Editor’s note: This story was updated at 11:15 a.m. on June 6, 2023 to correct that two members of the Board of Elections are immigrants and three are the children of immigrants.
“I want all of you to know that your work is more critical now than ever,” former U.S. Congresswoman Connie Morella (R-Dist. 8) told the Montgomery County Board of Elections at its swearing-in ceremony Monday at Montgomery County in Germantown.
Morella addressed a packed crowd of Montgomery County politicians, officials and community members.
“I think you’ve sensed that we’ve faced disinformation and distrust of the literacy and the legitimacy of our elections,” Morella said. “Your work helps to eradicate this lack of faith in our electoral process.”
Three new members and four returning members were officially sworn-in to the Board of Elections at Monday’s ceremony after being nominated by Gov. Wes Moore (D) earlier this year.
The newly appointed board includes:
- David A. Naimon, President – Democrat
- Daniel A. Koroma, Vice President – Democrat
- Amie Hoeber, Secretary – Republican
- Keyna I. Anyiam, Member – Democrat
- Diane Nash Dillon, Member – Republican
- Margie Delao, Substitute Member – Democrat
- Alexander Vincent, Substitute Member – Republican
The term of service is four years, beginning the first Monday of June 2023 until the first Monday of June 2027.
This is the first majority-Democrat board in seven years. Three of five seats on the Board of Elections must be held by members of the majority party, which is the political party of the governor, per state law. Since Moore is a Democrat, Democrats have the majority on the board, which is a shake-up from the Republican-dominated board of Larry Hogan’s administration. Hogan was in office from January 2015 through January 2023.
The minority party – in this case, the Republican party – got to nominate two members to the board. Each political party also got to nominate one substitute member. Substitute members vote in the absence of members of their party.
Registered eligible Democratic voters significantly outnumber registered eligible Republican voters in Montgomery County. During the 2020 presidential election cycle, 410,935 eligible voters were registered as Democrats and 105,561 eligible voters were registered as Republicans, according to state election data.
The mission of the Board of Elections is to register voters, conduct elections, assist people seeking elective office with candidate filings and campaign fund reports, assist citizens seeking to place questions on the ballot, and preserve election data, according to county budget documents. Overseeing the mail-in ballot process has become a major part of the board’s work in recent years, as mail-in and early voting has become more popular since the onset of the COVID-19 pandemic.
The operating budget for the Montgomery County Board of Elections is $10,630,327 for fiscal year 2023, according to county budget data.

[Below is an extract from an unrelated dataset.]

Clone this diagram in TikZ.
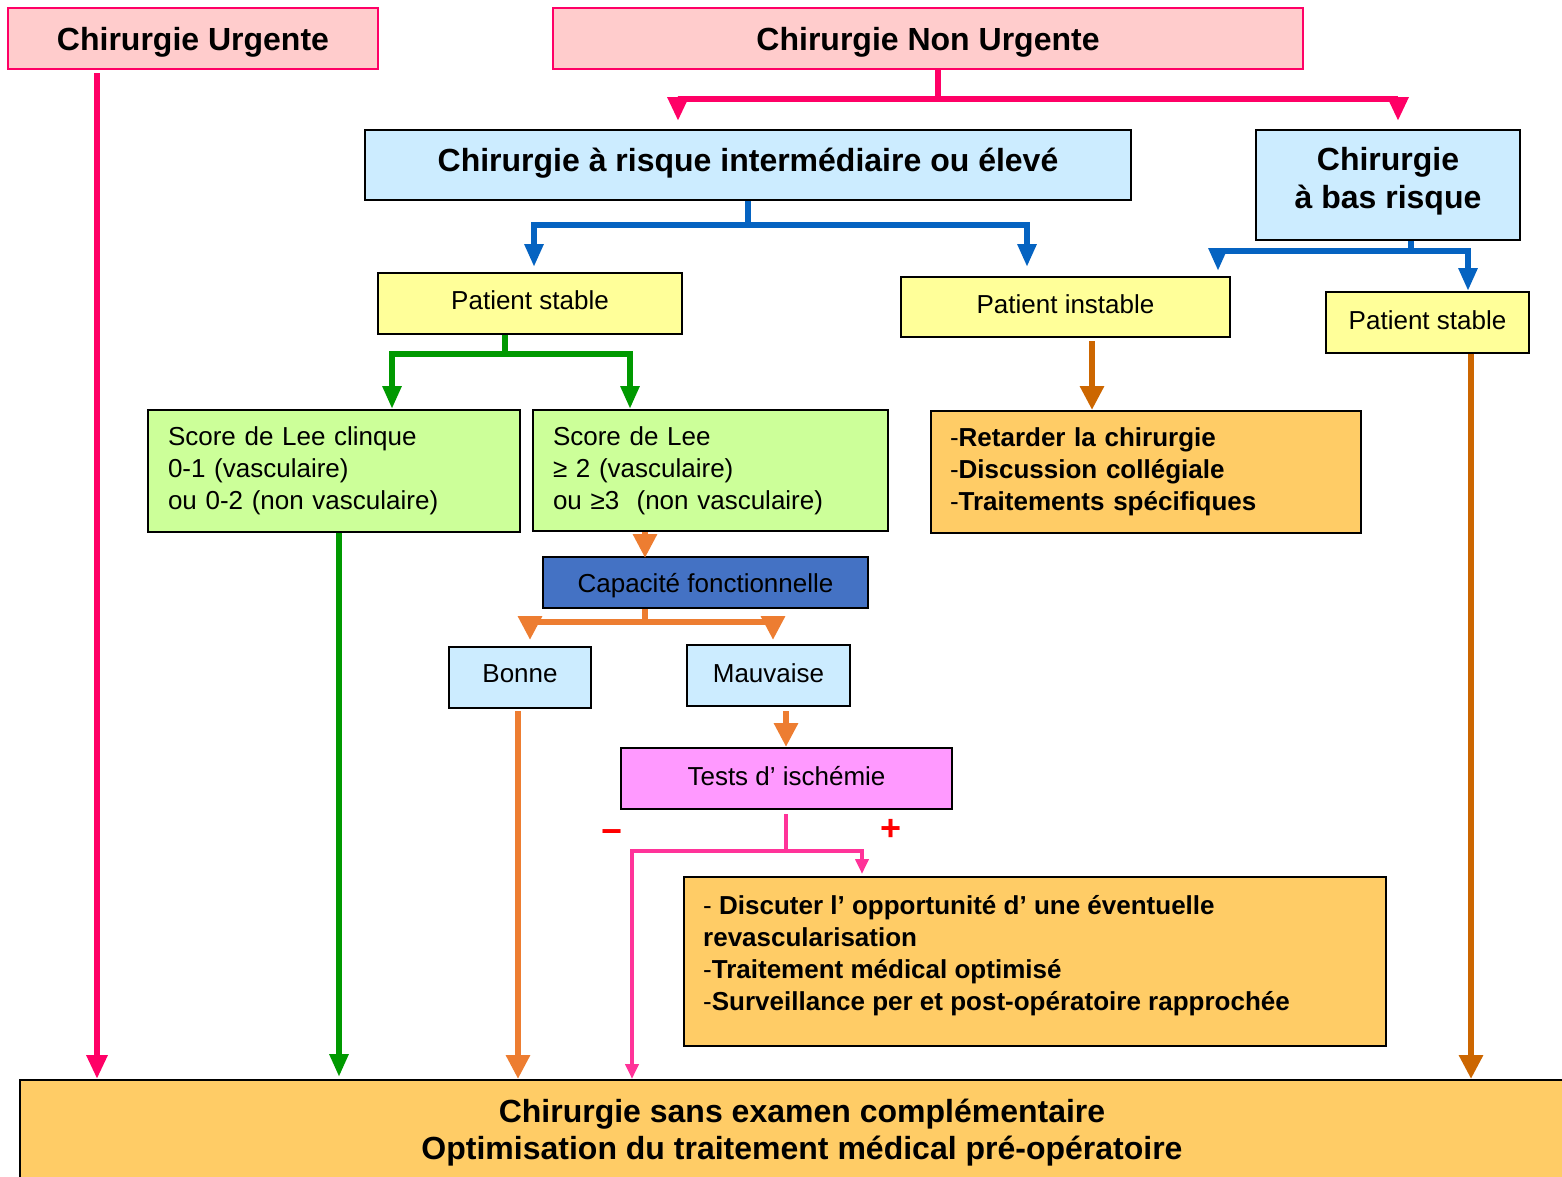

Historically, the president of the board has been a member of the majority party, as the board itself must vote to appoint the president. The vice president of the board must be a member of the same party as the president, and the secretary of the board cannot be a member of the same party of the president and vice president.
Naimon, Koroma and Hoeber were unanimously voted to their leadership positions Monday. Hoeber, Naimon, Vincent and Dillon, who was previously vice president, are beginning returning terms on the board. The board also voted to renew board attorney Kevin Karpinski’s contract. Karpinski has served in the role since 2003.
Morella gave the keynote address. Other speakers included County Executive Marc Elrich (D), Montgomery County Councilmember Andrew Friedson (D-Dist. 1), Sen. Cheryl Kagan (D-Dist. 17), Del. Jheanelle Wilkins (D-Dist. 20) and Board of Elections Director Boris Brajkovic.
Naimon previously served as the secretary of the new board. In his remarks, he acknowledged the diversity of the board and said two members are under the age of 35, four members are women, two members are immigrants, three are the children of immigrants, and three graduated from Montgomery County Public Schools.
Naimon said he chose Morella, a Republican who represented Montgomery County in Congress from 1987 to 2003, as keynote speaker to highlight the importance of bipartisan work. While members of the Board of Elections are chosen through their party affiliation, they must work as a nonpartisan board and cannot make political endorsements. Naimon said he has enjoyed working together with his Republican colleagues and will continue to.
“While we will disagree from time to time, sometimes vehemently, I urge everyone not to confuse passion for one’s beliefs with partisanship. I have many strong beliefs about elections, like my strong support for improving pay and working conditions for our staff. That should not be partisan,” Naimon said in his remarks. “Law requires us to go through a partisan process to be appointed to this board. But once we’re here, we’re not allowed to take sides in elections and are required to put the board’s interests over partisan interests and use our personal best judgment to represent everyone.”
Morella said it is important to work across party lines to ensure the function of democracy. She cited Democrat colleagues she worked with to pass legislation, such as Rep. John Lewis (D-Ga.).
“Get to know people to know the people you work with. Engage with them to let them know who you are and what you stand for,” Morella said. “And you can have differences, and you can find that there are some things you agree with. Then we don’t have that horrible political polarization that we seem to see all around us.”